Ruth revealed the day before her execution that Desmond Cussens had provided her with the gun and driven her to the scene of the crime. Her revelation appeared to confirm the view held by some that she had been goaded into the action she took but Police concluded that this did not constitute fresh evidence and that it did not warrant a stay of execution. They took it no further.
Throughout her time in prison Ruth had remained calm seemingly resigned to her fate and only lost her composure once when she felt she was being bullied into making a personal appeal for clemency which she refused to do.
Ruth Ellis was hanged at Holloway Prison on, 13 July 1955.
She had earlier remarked that:
“It was quite clear to me that I was not the person who shot him. When I saw myself with the revolver I knew it was a different person.”
Visited by her family in the hours prior to her execution there was no mention of the murder or what was soon to occur. They merely made small talk with Ruth expressing concern for the welfare of her children and other domestic matters.
The clamour outside the prison was great but she went quietly to her death without uttering a sound.
Her post-mortem reported coldly:
“Twenty eight years of age, five feet two inches tall, weight 103 pounds.”
Ruth’s frailty has since led some to cast doubt upon her ability to have fired the fatal shots.
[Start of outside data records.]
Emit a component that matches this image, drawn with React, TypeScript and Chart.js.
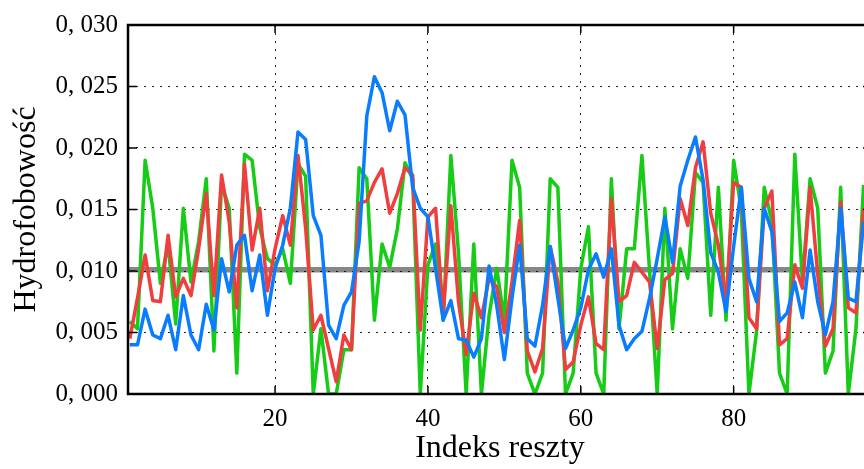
import { useEffect, useRef } from "react";
import { Chart, registerables } from "chart.js";

Chart.register(...registerables);

// Residue indices (x categories)
const residueIndex: number[] = [
  1, 2, 3, 4, 5, 6, 7, 8, 9, 10, 11, 12, 13, 14, 15, 16, 17, 18, 19, 20,
  21, 22, 23, 24, 25, 26, 27, 28, 29, 30, 31, 32, 33, 34, 35, 36, 37, 38, 39, 40,
  41, 42, 43, 44, 45, 46, 47, 48, 49, 50, 51, 52, 53, 54, 55, 56, 57, 58, 59, 60,
  61, 62, 63, 64, 65, 66, 67, 68, 69, 70, 71, 72, 73, 74, 75, 76, 77, 78, 79, 80,
  81, 82, 83, 84, 85, 86, 87, 88, 89, 90, 91, 92, 93, 94, 95, 96, 97,
];

const greenSeries: number[] = [
  0.0059, 0.0053, 0.019, 0.0151, 0.009, 0.0122, 0.0057, 0.0151, 0.0091, 0.0124,
  0.0175, 0.0035, 0.0171, 0.0151, 0.0017, 0.0195, 0.019, 0.0135, 0.011, 0.0105,
  0.0118, 0.009, 0.0187, 0.0177, 0.0, 0.0053, 0.0, 0.0, 0.0036, 0.0036,
  0.0184, 0.0175, 0.006, 0.0122, 0.0103, 0.0134, 0.0188, 0.0175, 0.0, 0.0105,
  0.0122, 0.006, 0.0194, 0.0115, 0.0, 0.0122, 0.0, 0.0064, 0.0102, 0.006,
  0.019, 0.0168, 0.0017, 0.0, 0.0017, 0.0175, 0.0168, 0.0, 0.0017, 0.0102,
  0.0136, 0.0017, 0.0, 0.0175, 0.0053, 0.0118, 0.0118, 0.0194, 0.01, 0.0,
  0.0151, 0.0053, 0.0118, 0.0094, 0.018, 0.0172, 0.0064, 0.0168, 0.006, 0.019,
  0.015, 0.0, 0.0051, 0.0168, 0.014, 0.0017, 0.0, 0.0195, 0.0091, 0.0175,
  0.0151, 0.0017, 0.0035, 0.0168, 0.0, 0.0053, 0.017,
];

const redSeries: number[] = [
  0.0045, 0.0078, 0.0113, 0.0076, 0.0075, 0.0129, 0.0079, 0.0094, 0.008, 0.0118,
  0.0163, 0.008, 0.0178, 0.014, 0.007, 0.0187, 0.0117, 0.0151, 0.0084, 0.0118,
  0.0145, 0.0121, 0.0194, 0.0135, 0.0052, 0.0064, 0.0037, 0.001, 0.0048, 0.0036,
  0.0155, 0.0157, 0.0172, 0.0183, 0.0147, 0.0163, 0.0184, 0.0178, 0.0052, 0.0144,
  0.0151, 0.0064, 0.0153, 0.0075, 0.0032, 0.0082, 0.0062, 0.0094, 0.0087, 0.005,
  0.0091, 0.0141, 0.0035, 0.0018, 0.0037, 0.012, 0.0091, 0.002, 0.0026, 0.0056,
  0.0079, 0.0041, 0.0036, 0.0159, 0.0075, 0.008, 0.0107, 0.0099, 0.0091, 0.0037,
  0.0093, 0.0098, 0.0159, 0.0137, 0.0184, 0.0205, 0.0147, 0.0121, 0.0075, 0.0172,
  0.0168, 0.0062, 0.0053, 0.0151, 0.0165, 0.004, 0.0045, 0.0105, 0.0086, 0.0168,
  0.0097, 0.0039, 0.0053, 0.0156, 0.007, 0.0066, 0.0151,
];

const blueSeries: number[] = [
  0.004, 0.004, 0.0069, 0.0048, 0.0045, 0.0064, 0.0036, 0.008, 0.0048, 0.0036,
  0.0073, 0.0052, 0.011, 0.0083, 0.0121, 0.0129, 0.0084, 0.0113, 0.0064, 0.0102,
  0.0121, 0.0151, 0.0213, 0.0207, 0.0145, 0.0129, 0.0056, 0.0045, 0.0072, 0.0083,
  0.0124, 0.0226, 0.0258, 0.0245, 0.0214, 0.0238, 0.0227, 0.0168, 0.0151, 0.0144,
  0.0102, 0.006, 0.0076, 0.0045, 0.0044, 0.003, 0.0045, 0.0104, 0.0072, 0.0028,
  0.0078, 0.0121, 0.0045, 0.0039, 0.0072, 0.012, 0.0078, 0.0037, 0.0052, 0.007,
  0.0101, 0.0114, 0.0095, 0.0118, 0.0056, 0.0036, 0.0045, 0.0051, 0.0078, 0.011,
  0.0144, 0.0107, 0.0169, 0.019, 0.0209, 0.0174, 0.0115, 0.0099, 0.0067, 0.012,
  0.0168, 0.0094, 0.0075, 0.0151, 0.0132, 0.0059, 0.0066, 0.0091, 0.0062, 0.0117,
  0.0075, 0.0048, 0.0075, 0.0151, 0.0078, 0.0075, 0.014,
];

const meanLevel = 0.0101;
const meanSpan: number[] = [0, 99];

const xTickValues: number[] = [20, 40, 60, 80];
const yTickValues: number[] = [0, 0.005, 0.01, 0.015, 0.02, 0.025, 0.03];
const yTickLabels: string[] = ["0, 000", "0, 005", "0, 010", "0, 015", "0, 020", "0, 025", "0, 030"];

const FONT = "'Liberation Serif', 'Times New Roman', serif";

const framePlugin = {
  id: "frame",
  afterDraw(chart: any) {
    const { ctx, chartArea, scales } = chart;
    const { left, top, right, bottom } = chartArea;
    ctx.save();
    ctx.strokeStyle = "#000";
    ctx.lineWidth = 1.5;
    ctx.setLineDash([]);
    ctx.beginPath();
    for (const v of yTickValues) {
      const y = scales.y.getPixelForValue(v);
      ctx.moveTo(left, y);
      ctx.lineTo(left + 9, y);
      ctx.moveTo(right, y);
      ctx.lineTo(right - 9, y);
    }
    for (const v of xTickValues) {
      const x = scales.x.getPixelForValue(v);
      ctx.moveTo(x, bottom);
      ctx.lineTo(x, bottom - 8);
      ctx.moveTo(x, top);
      ctx.lineTo(x, top + 8);
    }
    ctx.stroke();
    ctx.lineWidth = 2.5;
    ctx.strokeRect(left, top, right - left, bottom - top);
    ctx.restore();
  },
};

function toPoints(values: number[]) {
  return values.map((v, i) => ({ x: residueIndex[i], y: v }));
}

export default function App() {
  const canvasRef = useRef<HTMLCanvasElement | null>(null);

  useEffect(() => {
    const canvas = canvasRef.current;
    if (!canvas) return;
    document.body.style.margin = "0";
    const chart = new Chart(canvas, {
      type: "line",
      data: {
        datasets: [
          {
            label: "blue",
            data: toPoints(blueSeries),
            borderColor: "rgb(10,125,255)",
            borderWidth: 3.5,
            pointRadius: 0,
            borderJoinStyle: "round",
            order: 0,
          },
          {
            label: "red",
            data: toPoints(redSeries),
            borderColor: "rgb(240,62,62)",
            borderWidth: 3.5,
            pointRadius: 0,
            borderJoinStyle: "round",
            order: 1,
          },
          {
            label: "green",
            data: toPoints(greenSeries),
            borderColor: "rgb(22,204,22)",
            borderWidth: 3.5,
            pointRadius: 0,
            borderJoinStyle: "round",
            order: 2,
          },
          {
            label: "mean",
            data: meanSpan.map((x) => ({ x, y: meanLevel })),
            borderColor: "rgba(0,0,0,0.47)",
            borderWidth: 5.5,
            pointRadius: 0,
            order: 3,
          },
        ],
      },
      options: {
        animation: false,
        responsive: false,
        devicePixelRatio: 1,
        layout: { padding: { top: 24, left: 0, right: 0, bottom: 0 } },
        plugins: {
          legend: { display: false },
          tooltip: { enabled: false },
        },
        scales: {
          x: {
            type: "linear",
            min: 0.76,
            max: 98.1,
            afterFit(scale: any) {
              scale.height = 75;
            },
            afterBuildTicks(scale: any) {
              scale.ticks = xTickValues.map((v) => ({ value: v }));
            },
            border: { display: false, dash: [2, 6] },
            grid: {
              drawTicks: false,
              color: "rgba(0,0,0,0.85)",
              lineWidth: 1,
            },
            ticks: {
              padding: 10,
              color: "#000",
              font: { family: FONT, size: 25 },
              maxRotation: 0,
              callback: (v: any) => String(v),
            },
            title: {
              display: true,
              text: "Indeks reszty",
              color: "#000",
              font: { family: FONT, size: 32 },
              padding: { top: 0, bottom: 1 },
            },
          },
          y: {
            type: "linear",
            min: 0,
            max: 0.03,
            afterFit(scale: any) {
              scale.width = 128;
            },
            afterBuildTicks(scale: any) {
              scale.ticks = yTickValues.map((v) => ({ value: v }));
            },
            border: { display: false, dash: [2, 6] },
            grid: {
              drawTicks: false,
              color: "rgba(0,0,0,0.85)",
              lineWidth: 1,
            },
            ticks: {
              padding: 10,
              color: "#000",
              font: { family: FONT, size: 25 },
              callback: (v: any) => {
                const idx = yTickValues.findIndex((t) => Math.abs(t - Number(v)) < 1e-9);
                return idx >= 0 ? yTickLabels[idx] : "";
              },
            },
            title: {
              display: true,
              text: "Hydrofobowość",
              color: "#000",
              font: { family: FONT, size: 32 },
              padding: { top: 7, bottom: 0 },
            },
          },
        },
      },
      plugins: [framePlugin],
    });
    return () => chart.destroy();
  }, []);

  return (
    <div style={{ position: "fixed", left: 0, top: 0, width: 864, height: 469, overflow: "hidden", background: "#fff" }}>
      <canvas ref={canvasRef} width={872} height={469} style={{ display: "block" }} />
    </div>
  );
}
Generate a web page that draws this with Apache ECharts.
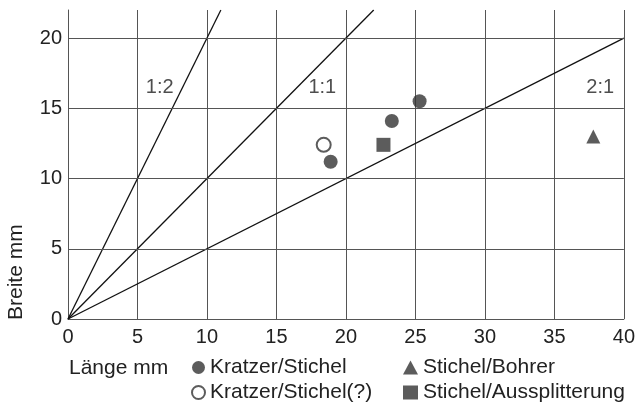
<!DOCTYPE html>
<html><head><meta charset="utf-8">
<script src="https://cdn.jsdelivr.net/npm/echarts@6/dist/echarts.min.js"></script>
<style>html,body{margin:0;padding:0;background:#fff}#c{width:638px;height:408px}</style>
</head><body><div id="c"></div>
<script>
const xTicks = [0,5,10,15,20,25,30,35,40];
const yGridValues = [5,10,15,20];
const kratzerStichel = [[18.9,11.2],[23.3,14.1],[25.3,15.5]];
const kratzerStichelQ = [[18.4,12.4]];
const stichelBohrer = [[37.8,13.0]];
const stichelAussplitterung = [[22.7,12.4]];
const line12 = [[0,0],[11,22]];
const line11 = [[0,0],[22,22]];
const line21 = [[0,0],[40,20]];
const ratioLabels = [[6.6,16.5,'1:2'],[18.3,16.5,'1:1'],[38.3,16.5,'2:1']];

const font = 'Liberation Sans, Arial, Helvetica, sans-serif';
const ink = '#222';
const markColor = '#333';
const gridColor = '#555';
const chart = echarts.init(document.getElementById('c'), null, {renderer:'canvas'});
const refLine = (name, data) => ({
  type:'line', name, data, symbol:'none', silent:true, z:3,
  lineStyle:{color:'#111', width:1.3}, clip:true
});
chart.setOption({
  animation:false,
  textStyle:{fontFamily:font},
  grid:{left:68, right:14, top:10, bottom:89},
  xAxis:{type:'value', min:0, max:40, interval:5,
    axisLine:{show:true, lineStyle:{color:gridColor, width:1}},
    axisTick:{show:false},
    axisLabel:{color:ink, fontSize:20, margin:8, fontFamily:font},
    splitLine:{show:true, lineStyle:{color:gridColor, width:1}}
  },
  yAxis:{type:'value', min:0, max:22, interval:5,
    axisLine:{show:true, lineStyle:{color:gridColor, width:1}},
    axisTick:{show:false},
    axisLabel:{color:ink, fontSize:20, margin:6, fontFamily:font, showMaxLabel:false},
    splitLine:{show:false}
  },
  legend:[
    {left:191, top:357, height:80, width:200, padding:0, orient:'vertical', itemGap:4, itemWidth:13, itemHeight:13,
     textStyle:{color:ink, fontSize:21, fontFamily:font},
     data:['Kratzer/Stichel','Kratzer/Stichel(?)']},
    {left:403, top:357, height:80, width:230, padding:0, orient:'vertical', itemGap:4, itemWidth:15, itemHeight:14,
     textStyle:{color:ink, fontSize:21, fontFamily:font},
     data:['Stichel/Bohrer','Stichel/Aussplitterung']}
  ],
  graphic:[
    {type:'text', left:69, top:358, style:{text:'Länge mm', fill:ink, font:'21px '+font}},
    {type:'text', x:6, y:320, rotation:Math.PI/2, style:{text:'Breite mm', fill:ink, font:'21px '+font, align:'left', verticalAlign:'top'}}
  ],
  series:[
    {type:'line', name:'grid', data:[], silent:true,
     markLine:{silent:true, symbol:'none', label:{show:false},
       lineStyle:{color:gridColor, width:1, type:'solid'},
       data: yGridValues.map(v=>({yAxis:v}))}},
    refLine('1:2', line12), refLine('1:1', line11), refLine('2:1', line21),
    {type:'scatter', name:'labels', data:ratioLabels, symbolSize:0, silent:true,
     label:{show:true, position:'inside', formatter:p=>p.value[2], color:ink, fontSize:20, fontFamily:font}},
    {type:'scatter', name:'Kratzer/Stichel', data:kratzerStichel, symbol:'circle', symbolSize:14, z:5,
     itemStyle:{color:markColor}},
    {type:'scatter', name:'Kratzer/Stichel(?)', data:kratzerStichelQ, symbol:'emptyCircle', symbolSize:14, z:5,
     itemStyle:{color:markColor, borderColor:markColor, borderWidth:1.8}},
    {type:'scatter', name:'Stichel/Bohrer', data:stichelBohrer, symbol:'triangle', symbolSize:14, z:5,
     itemStyle:{color:markColor}},
    {type:'scatter', name:'Stichel/Aussplitterung', data:stichelAussplitterung, symbol:'rect', symbolSize:14, z:5,
     itemStyle:{color:markColor}}
  ]
});
</script></body></html>
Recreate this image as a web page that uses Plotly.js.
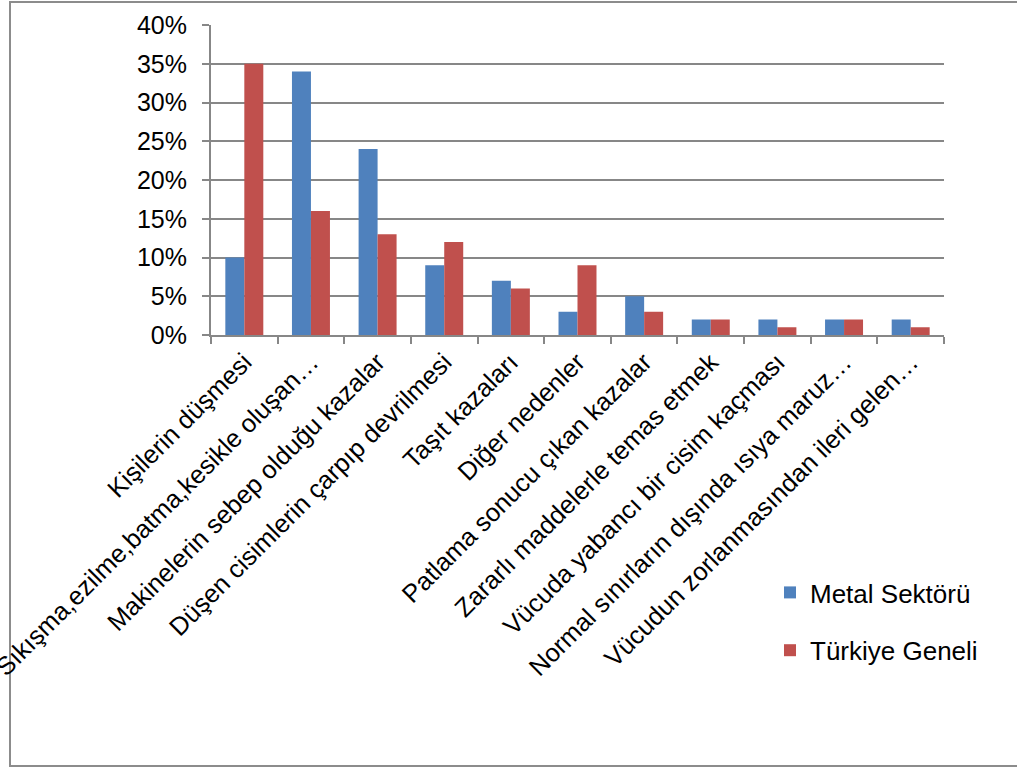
<!DOCTYPE html>
<html>
<head>
<meta charset="utf-8">
<script src="https://cdn.plot.ly/plotly-3.0.1.min.js"></script>
<style>
html,body{margin:0;padding:0;background:#fff;}
#chart{width:1017px;height:769px;}
</style>
</head>
<body>
<div id="chart"></div>
<script>
const categories = [
  "Kişilerin düşmesi",
  "Sıkışma,ezilme,batma,kesikle oluşan…",
  "Makinelerin sebep olduğu kazalar",
  "Düşen cisimlerin çarpıp devrilmesi",
  "Taşıt kazaları",
  "Diğer nedenler",
  "Patlama sonucu çıkan kazalar",
  "Zararlı maddelerle temas etmek",
  "Vücuda yabancı bir cisim kaçması",
  "Normal sınırların dışında ısıya maruz…",
  "Vücudun zorlanmasından ileri gelen…"
];
const metalSektoru = [0.10, 0.34, 0.24, 0.09, 0.07, 0.03, 0.05, 0.02, 0.02, 0.02, 0.02];
const turkiyeGeneli = [0.35, 0.16, 0.13, 0.12, 0.06, 0.09, 0.03, 0.02, 0.01, 0.02, 0.01];
const seriesNames = ["Metal Sektörü", "Türkiye Geneli"];

const FONT = "Liberation Sans, Arial, sans-serif";
const GRID = "#878787";

const traces = [
  {type: "bar", name: seriesNames[0], x: categories, y: metalSektoru,
   marker: {color: "#4F81BD"}, legendgroup: "a"},
  {type: "bar", name: seriesNames[1], x: categories, y: turkiyeGeneli,
   marker: {color: "#C0504D"}, legendgroup: "b"}
];

const L = 211, R = 944, T = 25, B = 335;
const W = 1017, H = 769;
const pw = R - L, ph = B - T;
function px(x){ return (x - L) / pw; }
function py(y){ return (B - y) / ph; }

const layout = {
  width: W, height: H,
  margin: {l: L, r: W - R, t: T, b: H - B, pad: 0},
  paper_bgcolor: "#fff", plot_bgcolor: "#fff",
  font: {family: FONT, size: 24, color: "#000"},
  barmode: "group", bargap: 0.43, bargroupgap: 0,
  showlegend: true,
  legend: {
    x: px(770), y: py(569), xanchor: "left", yanchor: "top",
    font: {family: FONT, size: 26, color: "#000"},
    traceorder: "grouped", tracegroupgap: 21,
    bgcolor: "rgba(0,0,0,0)", itemwidth: 30
  },
  xaxis: {
    type: "category", tickangle: -45, tickson: "boundaries",
    ticks: "outside", ticklen: 7, tickcolor: GRID, tickwidth: 2,
    showline: true, linecolor: GRID, linewidth: 2,
    showgrid: false, automargin: false,
    tickfont: {family: FONT, size: 25.5, color: "#000"}
  },
  yaxis: {
    range: [0, 0.4], dtick: 0.05, tickformat: ".0%",
    ticks: "outside", ticklen: 7, tickcolor: GRID, tickwidth: 2,
    showline: true, linecolor: GRID, linewidth: 2,
    showgrid: true, gridcolor: GRID, gridwidth: 2,
    zeroline: false, automargin: false, ticklabelstandoff: 10,
    tickfont: {family: FONT, size: 25, color: "#000"}
  },
  shapes: [{
    type: "rect", xref: "paper", yref: "paper",
    x0: px(10), x1: px(1030), y0: py(766), y1: py(2),
    line: {color: "#8c8c8c", width: 2}, fillcolor: "rgba(0,0,0,0)", layer: "below"
  }]
};

Plotly.newPlot("chart", traces, layout, {displayModeBar: false, staticPlot: true});
</script>
</body>
</html>
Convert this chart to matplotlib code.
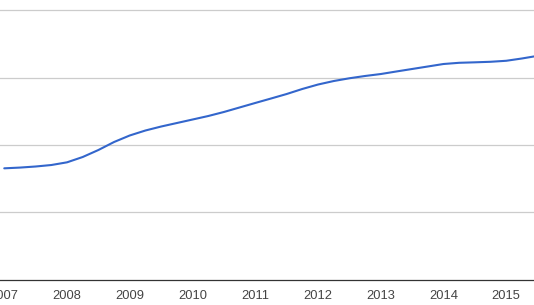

How could she have wielded a heavy revolver and fired with such accuracy whilst running in high heels?
The death penalty was seen by many as too severe a punishment for any murder regardless of the circumstances and public opinion was beginning to turn away from it; just two years after her execution the defence of diminished responsibility was introduced into law.
The tragic life and death of Ruth Ellis served to hasten the death penalty’s eventual abolition ten years later in 1965.